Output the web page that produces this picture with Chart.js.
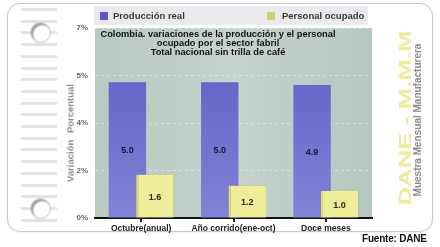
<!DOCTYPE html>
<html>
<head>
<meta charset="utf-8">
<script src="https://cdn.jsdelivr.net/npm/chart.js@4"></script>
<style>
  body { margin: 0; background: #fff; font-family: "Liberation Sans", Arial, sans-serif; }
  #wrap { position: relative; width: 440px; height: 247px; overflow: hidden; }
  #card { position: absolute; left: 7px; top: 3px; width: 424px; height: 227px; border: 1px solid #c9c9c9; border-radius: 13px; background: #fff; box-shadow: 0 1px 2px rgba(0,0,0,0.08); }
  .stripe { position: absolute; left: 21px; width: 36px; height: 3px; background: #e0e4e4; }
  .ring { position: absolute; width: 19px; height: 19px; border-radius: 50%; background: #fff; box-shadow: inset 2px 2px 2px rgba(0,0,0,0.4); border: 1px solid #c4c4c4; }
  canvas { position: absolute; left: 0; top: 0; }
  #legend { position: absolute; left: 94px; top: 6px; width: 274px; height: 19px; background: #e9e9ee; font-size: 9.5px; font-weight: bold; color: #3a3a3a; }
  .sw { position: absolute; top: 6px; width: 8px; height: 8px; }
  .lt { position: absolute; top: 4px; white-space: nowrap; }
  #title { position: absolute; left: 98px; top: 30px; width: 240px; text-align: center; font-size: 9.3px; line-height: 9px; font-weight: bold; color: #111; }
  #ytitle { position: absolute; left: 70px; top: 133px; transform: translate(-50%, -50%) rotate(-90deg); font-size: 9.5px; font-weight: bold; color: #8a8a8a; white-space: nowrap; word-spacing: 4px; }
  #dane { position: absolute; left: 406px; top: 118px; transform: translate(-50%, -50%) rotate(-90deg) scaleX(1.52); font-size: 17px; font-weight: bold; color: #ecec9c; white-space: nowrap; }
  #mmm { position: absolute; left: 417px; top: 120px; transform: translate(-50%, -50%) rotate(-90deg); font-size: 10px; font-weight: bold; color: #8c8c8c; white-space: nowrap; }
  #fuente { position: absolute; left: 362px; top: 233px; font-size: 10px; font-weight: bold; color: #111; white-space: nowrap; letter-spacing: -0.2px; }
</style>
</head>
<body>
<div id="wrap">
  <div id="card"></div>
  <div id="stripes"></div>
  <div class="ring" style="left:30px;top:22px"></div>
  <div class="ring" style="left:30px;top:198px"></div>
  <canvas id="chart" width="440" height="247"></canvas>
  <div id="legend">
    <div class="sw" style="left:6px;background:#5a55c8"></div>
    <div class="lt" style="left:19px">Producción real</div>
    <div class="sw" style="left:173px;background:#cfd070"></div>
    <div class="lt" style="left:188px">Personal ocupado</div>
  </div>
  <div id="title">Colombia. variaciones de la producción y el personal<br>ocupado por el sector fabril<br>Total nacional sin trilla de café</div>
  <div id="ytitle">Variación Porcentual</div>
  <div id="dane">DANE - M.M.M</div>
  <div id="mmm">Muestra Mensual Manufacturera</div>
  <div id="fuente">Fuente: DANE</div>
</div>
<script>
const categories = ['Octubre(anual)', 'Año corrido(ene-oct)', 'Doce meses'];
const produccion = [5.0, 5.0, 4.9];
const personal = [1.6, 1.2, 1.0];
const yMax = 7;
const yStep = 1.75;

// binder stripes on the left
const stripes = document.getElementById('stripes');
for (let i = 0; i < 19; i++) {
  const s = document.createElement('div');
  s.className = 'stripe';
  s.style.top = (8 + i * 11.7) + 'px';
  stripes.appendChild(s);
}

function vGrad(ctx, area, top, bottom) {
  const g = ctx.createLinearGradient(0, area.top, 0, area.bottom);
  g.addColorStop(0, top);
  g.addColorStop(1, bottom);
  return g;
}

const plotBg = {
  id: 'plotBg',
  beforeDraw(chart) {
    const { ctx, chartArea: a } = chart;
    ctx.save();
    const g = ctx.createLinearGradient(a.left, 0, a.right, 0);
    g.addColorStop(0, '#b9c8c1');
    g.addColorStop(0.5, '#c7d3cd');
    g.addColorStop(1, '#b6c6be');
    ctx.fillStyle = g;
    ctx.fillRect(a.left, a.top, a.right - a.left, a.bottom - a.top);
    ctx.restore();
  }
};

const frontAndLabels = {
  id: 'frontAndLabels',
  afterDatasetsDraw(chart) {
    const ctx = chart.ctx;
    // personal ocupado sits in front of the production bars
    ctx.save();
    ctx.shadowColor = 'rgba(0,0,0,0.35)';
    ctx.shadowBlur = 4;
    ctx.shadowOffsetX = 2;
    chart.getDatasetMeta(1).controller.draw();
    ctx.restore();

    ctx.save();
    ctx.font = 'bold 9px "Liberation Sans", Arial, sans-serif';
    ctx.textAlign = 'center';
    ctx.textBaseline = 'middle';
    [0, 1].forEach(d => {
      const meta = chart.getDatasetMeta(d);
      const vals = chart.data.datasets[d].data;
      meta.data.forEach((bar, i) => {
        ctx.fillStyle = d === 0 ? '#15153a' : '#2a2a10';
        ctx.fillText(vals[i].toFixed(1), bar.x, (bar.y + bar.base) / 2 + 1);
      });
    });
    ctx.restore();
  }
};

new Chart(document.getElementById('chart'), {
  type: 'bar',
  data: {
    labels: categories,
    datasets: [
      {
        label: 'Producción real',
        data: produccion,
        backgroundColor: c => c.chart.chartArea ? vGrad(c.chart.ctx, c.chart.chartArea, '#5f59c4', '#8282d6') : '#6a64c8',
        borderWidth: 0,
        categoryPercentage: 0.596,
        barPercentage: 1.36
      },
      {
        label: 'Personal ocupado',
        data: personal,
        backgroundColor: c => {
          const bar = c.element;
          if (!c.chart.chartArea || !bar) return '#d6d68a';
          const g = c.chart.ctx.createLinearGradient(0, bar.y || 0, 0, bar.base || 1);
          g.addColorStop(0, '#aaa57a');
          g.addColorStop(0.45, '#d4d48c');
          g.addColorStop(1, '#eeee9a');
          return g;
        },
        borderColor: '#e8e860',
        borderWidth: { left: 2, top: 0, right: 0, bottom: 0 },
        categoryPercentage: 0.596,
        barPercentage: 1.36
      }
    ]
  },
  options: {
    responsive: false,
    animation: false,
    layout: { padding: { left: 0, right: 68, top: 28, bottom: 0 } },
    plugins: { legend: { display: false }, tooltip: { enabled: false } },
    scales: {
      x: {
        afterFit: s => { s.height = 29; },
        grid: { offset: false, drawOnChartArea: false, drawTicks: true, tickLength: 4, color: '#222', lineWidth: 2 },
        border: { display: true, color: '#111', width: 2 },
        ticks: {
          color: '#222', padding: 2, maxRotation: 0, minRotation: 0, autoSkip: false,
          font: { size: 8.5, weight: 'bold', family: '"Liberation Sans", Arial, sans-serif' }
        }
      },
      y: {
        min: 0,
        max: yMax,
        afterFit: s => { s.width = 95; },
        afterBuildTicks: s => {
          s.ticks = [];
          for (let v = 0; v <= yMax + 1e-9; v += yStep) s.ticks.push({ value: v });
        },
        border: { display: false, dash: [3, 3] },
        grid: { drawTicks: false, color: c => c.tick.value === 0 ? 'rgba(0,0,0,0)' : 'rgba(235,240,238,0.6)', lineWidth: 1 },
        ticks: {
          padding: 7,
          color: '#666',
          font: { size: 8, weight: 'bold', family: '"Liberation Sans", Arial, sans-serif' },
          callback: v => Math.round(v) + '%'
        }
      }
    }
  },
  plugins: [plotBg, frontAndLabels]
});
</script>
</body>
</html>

***

**SHORT PROBLEM**
Return the listing above unchanged, apart from dropping its pictures.

**SOLUTION TO THIS PROBLEM**
Output the web page that produces this picture with Chart.js.
<!DOCTYPE html>
<html>
<head>
<meta charset="utf-8">
<script src="https://cdn.jsdelivr.net/npm/chart.js@4"></script>
<style>
  body { margin: 0; background: #fff; font-family: "Liberation Sans", Arial, sans-serif; }
  #wrap { position: relative; width: 440px; height: 247px; overflow: hidden; }
  #card { position: absolute; left: 7px; top: 3px; width: 424px; height: 227px; border: 1px solid #c9c9c9; border-radius: 13px; background: #fff; box-shadow: 0 1px 2px rgba(0,0,0,0.08); }
  .stripe { position: absolute; left: 21px; width: 36px; height: 3px; background: #e0e4e4; }
  .ring { position: absolute; width: 19px; height: 19px; border-radius: 50%; background: #fff; box-shadow: inset 2px 2px 2px rgba(0,0,0,0.4); border: 1px solid #c4c4c4; }
  canvas { position: absolute; left: 0; top: 0; }
  #legend { position: absolute; left: 94px; top: 6px; width: 274px; height: 19px; background: #e9e9ee; font-size: 9.5px; font-weight: bold; color: #3a3a3a; }
  .sw { position: absolute; top: 6px; width: 8px; height: 8px; }
  .lt { position: absolute; top: 4px; white-space: nowrap; }
  #title { position: absolute; left: 98px; top: 30px; width: 240px; text-align: center; font-size: 9.3px; line-height: 9px; font-weight: bold; color: #111; }
  #ytitle { position: absolute; left: 70px; top: 133px; transform: translate(-50%, -50%) rotate(-90deg); font-size: 9.5px; font-weight: bold; color: #8a8a8a; white-space: nowrap; word-spacing: 4px; }
  #dane { position: absolute; left: 406px; top: 118px; transform: translate(-50%, -50%) rotate(-90deg) scaleX(1.52); font-size: 17px; font-weight: bold; color: #ecec9c; white-space: nowrap; }
  #mmm { position: absolute; left: 417px; top: 120px; transform: translate(-50%, -50%) rotate(-90deg); font-size: 10px; font-weight: bold; color: #8c8c8c; white-space: nowrap; }
  #fuente { position: absolute; left: 362px; top: 233px; font-size: 10px; font-weight: bold; color: #111; white-space: nowrap; letter-spacing: -0.2px; }
</style>
</head>
<body>
<div id="wrap">
  <div id="card"></div>
  <div id="stripes"></div>
  <div class="ring" style="left:30px;top:22px"></div>
  <div class="ring" style="left:30px;top:198px"></div>
  <canvas id="chart" width="440" height="247"></canvas>
  <div id="legend">
    <div class="sw" style="left:6px;background:#5a55c8"></div>
    <div class="lt" style="left:19px">Producción real</div>
    <div class="sw" style="left:173px;background:#cfd070"></div>
    <div class="lt" style="left:188px">Personal ocupado</div>
  </div>
  <div id="title">Colombia. variaciones de la producción y el personal<br>ocupado por el sector fabril<br>Total nacional sin trilla de café</div>
  <div id="ytitle">Variación Porcentual</div>
  <div id="dane">DANE - M.M.M</div>
  <div id="mmm">Muestra Mensual Manufacturera</div>
  <div id="fuente">Fuente: DANE</div>
</div>
<script>
const categories = ['Octubre(anual)', 'Año corrido(ene-oct)', 'Doce meses'];
const produccion = [5.0, 5.0, 4.9];
const personal = [1.6, 1.2, 1.0];
const yMax = 7;
const yStep = 1.75;

// binder stripes on the left
const stripes = document.getElementById('stripes');
for (let i = 0; i < 19; i++) {
  const s = document.createElement('div');
  s.className = 'stripe';
  s.style.top = (8 + i * 11.7) + 'px';
  stripes.appendChild(s);
}

function vGrad(ctx, area, top, bottom) {
  const g = ctx.createLinearGradient(0, area.top, 0, area.bottom);
  g.addColorStop(0, top);
  g.addColorStop(1, bottom);
  return g;
}

const plotBg = {
  id: 'plotBg',
  beforeDraw(chart) {
    const { ctx, chartArea: a } = chart;
    ctx.save();
    const g = ctx.createLinearGradient(a.left, 0, a.right, 0);
    g.addColorStop(0, '#b9c8c1');
    g.addColorStop(0.5, '#c7d3cd');
    g.addColorStop(1, '#b6c6be');
    ctx.fillStyle = g;
    ctx.fillRect(a.left, a.top, a.right - a.left, a.bottom - a.top);
    ctx.restore();
  }
};

const frontAndLabels = {
  id: 'frontAndLabels',
  afterDatasetsDraw(chart) {
    const ctx = chart.ctx;
    // personal ocupado sits in front of the production bars
    ctx.save();
    ctx.shadowColor = 'rgba(0,0,0,0.35)';
    ctx.shadowBlur = 4;
    ctx.shadowOffsetX = 2;
    chart.getDatasetMeta(1).controller.draw();
    ctx.restore();

    ctx.save();
    ctx.font = 'bold 9px "Liberation Sans", Arial, sans-serif';
    ctx.textAlign = 'center';
    ctx.textBaseline = 'middle';
    [0, 1].forEach(d => {
      const meta = chart.getDatasetMeta(d);
      const vals = chart.data.datasets[d].data;
      meta.data.forEach((bar, i) => {
        ctx.fillStyle = d === 0 ? '#15153a' : '#2a2a10';
        ctx.fillText(vals[i].toFixed(1), bar.x, (bar.y + bar.base) / 2 + 1);
      });
    });
    ctx.restore();
  }
};

new Chart(document.getElementById('chart'), {
  type: 'bar',
  data: {
    labels: categories,
    datasets: [
      {
        label: 'Producción real',
        data: produccion,
        backgroundColor: c => c.chart.chartArea ? vGrad(c.chart.ctx, c.chart.chartArea, '#5f59c4', '#8282d6') : '#6a64c8',
        borderWidth: 0,
        categoryPercentage: 0.596,
        barPercentage: 1.36
      },
      {
        label: 'Personal ocupado',
        data: personal,
        backgroundColor: c => {
          const bar = c.element;
          if (!c.chart.chartArea || !bar) return '#d6d68a';
          const g = c.chart.ctx.createLinearGradient(0, bar.y || 0, 0, bar.base || 1);
          g.addColorStop(0, '#aaa57a');
          g.addColorStop(0.45, '#d4d48c');
          g.addColorStop(1, '#eeee9a');
          return g;
        },
        borderColor: '#e8e860',
        borderWidth: { left: 2, top: 0, right: 0, bottom: 0 },
        categoryPercentage: 0.596,
        barPercentage: 1.36
      }
    ]
  },
  options: {
    responsive: false,
    animation: false,
    layout: { padding: { left: 0, right: 68, top: 28, bottom: 0 } },
    plugins: { legend: { display: false }, tooltip: { enabled: false } },
    scales: {
      x: {
        afterFit: s => { s.height = 29; },
        grid: { offset: false, drawOnChartArea: false, drawTicks: true, tickLength: 4, color: '#222', lineWidth: 2 },
        border: { display: true, color: '#111', width: 2 },
        ticks: {
          color: '#222', padding: 2, maxRotation: 0, minRotation: 0, autoSkip: false,
          font: { size: 8.5, weight: 'bold', family: '"Liberation Sans", Arial, sans-serif' }
        }
      },
      y: {
        min: 0,
        max: yMax,
        afterFit: s => { s.width = 95; },
        afterBuildTicks: s => {
          s.ticks = [];
          for (let v = 0; v <= yMax + 1e-9; v += yStep) s.ticks.push({ value: v });
        },
        border: { display: false, dash: [3, 3] },
        grid: { drawTicks: false, color: c => c.tick.value === 0 ? 'rgba(0,0,0,0)' : 'rgba(235,240,238,0.6)', lineWidth: 1 },
        ticks: {
          padding: 7,
          color: '#666',
          font: { size: 8, weight: 'bold', family: '"Liberation Sans", Arial, sans-serif' },
          callback: v => Math.round(v) + '%'
        }
      }
    }
  },
  plugins: [plotBg, frontAndLabels]
});
</script>
</body>
</html>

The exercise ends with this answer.